Monday, December 8, 2008

Review of T.B.R. Newspaper Pieces by Thomas B. Roberton

The first winner of the Governor General's Award in the category of non-fiction (1936) is:

T.B.R. Newspaper Pieces by Thomas B. Roberton

This is a collection of newspaper articles written by Thomas B. Roberton, columnist for the Winnipeg Free Press from 1918-1936. The book was assembled posthumously by J.B. McGeachy. It includes a smattering of articles on a variety of subjects from the early twentieth century. Surprisingly, there are few articles relating to Winnipeg itself. Perhaps this was a conscious decision by McGeachy to reach and to appeal to a broader audience.

While the book demonstrates Roberton's significant literary talents, it's hard to gain any sort of larger sense of the work. Upon completing my reading, I was struck by Roberton's strong concern for his native Scotland and for Canada, but it is hard to see any stronger, underlying theme, other than perhaps Christianity. Obviously, since these are newspaper columns, they tend not to lend themselves to larger issues. However, I must take issue with McGeachy's selection and ordering of articles based on ''variety in reading'' (Roberton xv).

Overall, the book represents an interesting sample from a talented newspaper columnist, but as a whole, it falls short.

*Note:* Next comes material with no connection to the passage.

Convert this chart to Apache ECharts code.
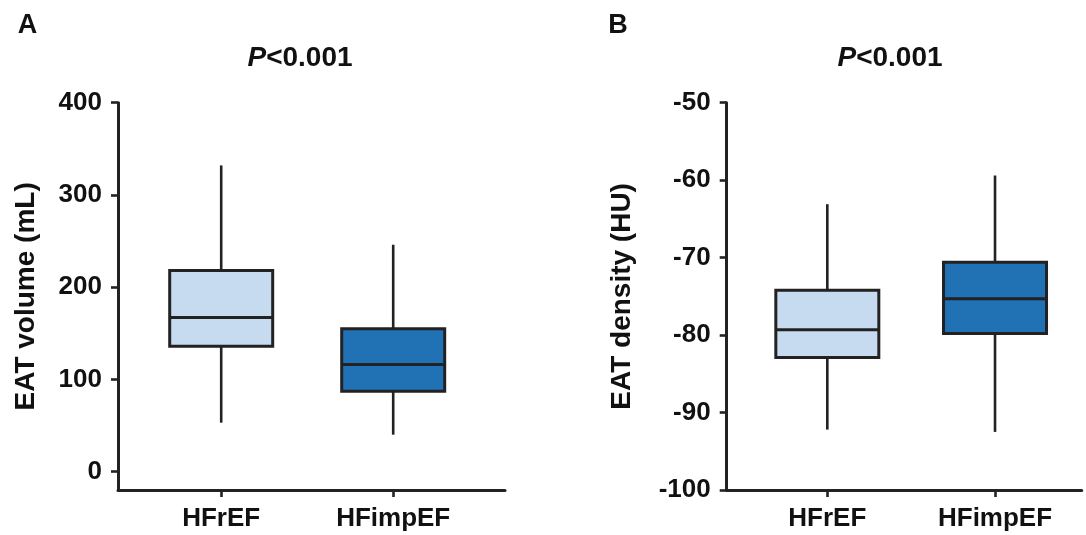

I would like to add that Roberton's column ''Women in Trousers'' will interest 21st century readers. Additionally, ''Poor Dying Scotland'' succeeds brilliantly as a biting, sarcastic criticism.

Thursday, December 4, 2008

The Governor General's Award Project and Review of "Think of the Earth by Bertram Brooker"

As part of my efforts to learn more about my new country and to read good books, I have decided to read every Governor General's Award for Literary Merit winner. It's obviously going to be a multi-year project, but I thought it would make for some interesting reading. I'm proceeding in chronological order, and I aspire to write a review of each one in this blog. First up, the 1936 fiction winner:

Think of the Earth by Bertram Brooker

Think of the Earth takes place in a small Manitoba town in the midst of the industrial revolution. Or, perhaps, to put it more aptly, past the peak of industrialization. The novel focuses primarily on two characters: Tavistock and Laura. Tavistock is an Englishman who spends most of the novel consumed with the idea that the world can only be saved through the actions of The Comforter, who will teach people the importance of the innocence of good and evil. Intrinsic to Tavistock's conception of the world is the idea that innocence of good and evil is better than being able to judge good from evil. Tavistock believes that he will play a central role in an innocent death, which will result in the redemption of humanity. If this all seems confusing, it confused me as well. One of the open questions in the book is whether Tavistock is insane. In some ways, he is incisively rational, but in others, he is deeply spiritual.

Laura is the minister's daughter. She is dating a stereotypical, angry young man, but falls in love with Tavistock. At one point, as she tried to break up with Harry (the young man), on the lake, he becomes aggressive, and she throws herself out of the boat, causing it to tip, and Harry drowns. This seemed to be the pivotal point of the book, but I still can't quite wrap my head around it. For one thing, Harry's exact motives are somewhat ambiguous. Does he want to rape Laura? Does he want to kill her? Or does he merely want to force her to stay and listen to him? The other main question for me: is the death of Harry the innocent act that will redeem humanity? At the point she tips over the boat, according to her later recollection, Laura did not remember that Harry could not swim. Moreover, she may have leapt out of the boat in self-defence. However, to counter this interpretation, Laura claims that she leapt out to avoid having to listen to him rather than self-defence. Additionally, there does not seem to be any larger redemption of humanity. Most importantly, in the end, Tavistock renounces his earlier philosophy and, in a sense, returns to sanity.

Overall, I found this book very ambiguous. In the end, is it an affirmation of the spirit of Christianity? Or should we look deeper and see Tavistock's "Comforter" philosophy more compelling? It seems clear that Brooker has meaningful things to say, but I'm not sure what they are. Perhaps, he is simply espousing two different Christian philosophies, offering them as food for the thought for the reader. I may look into some contemporary reviews for some further insight, but I prefer to get my own reactions down before I read others.

I should also note, that stylistically, this is an excellent book. Brooker's language is clear and descriptive. Additionlly, the book is divided into 3 parts (one for each day): Friday, Saturday, and Sunday. Clearly, the climax occuring on Sunday only furthers the deeply religious nature of the novel. Also, interestingly, Brooker will often have section breaks in the middle of a conversation. It's an effective way to divide up different subjects.

On the whole, Think of the Earth is a well-written, thoughtful, book. It is complex, and I'm not sure of the overall message, but it is a very enjoyable work of fiction.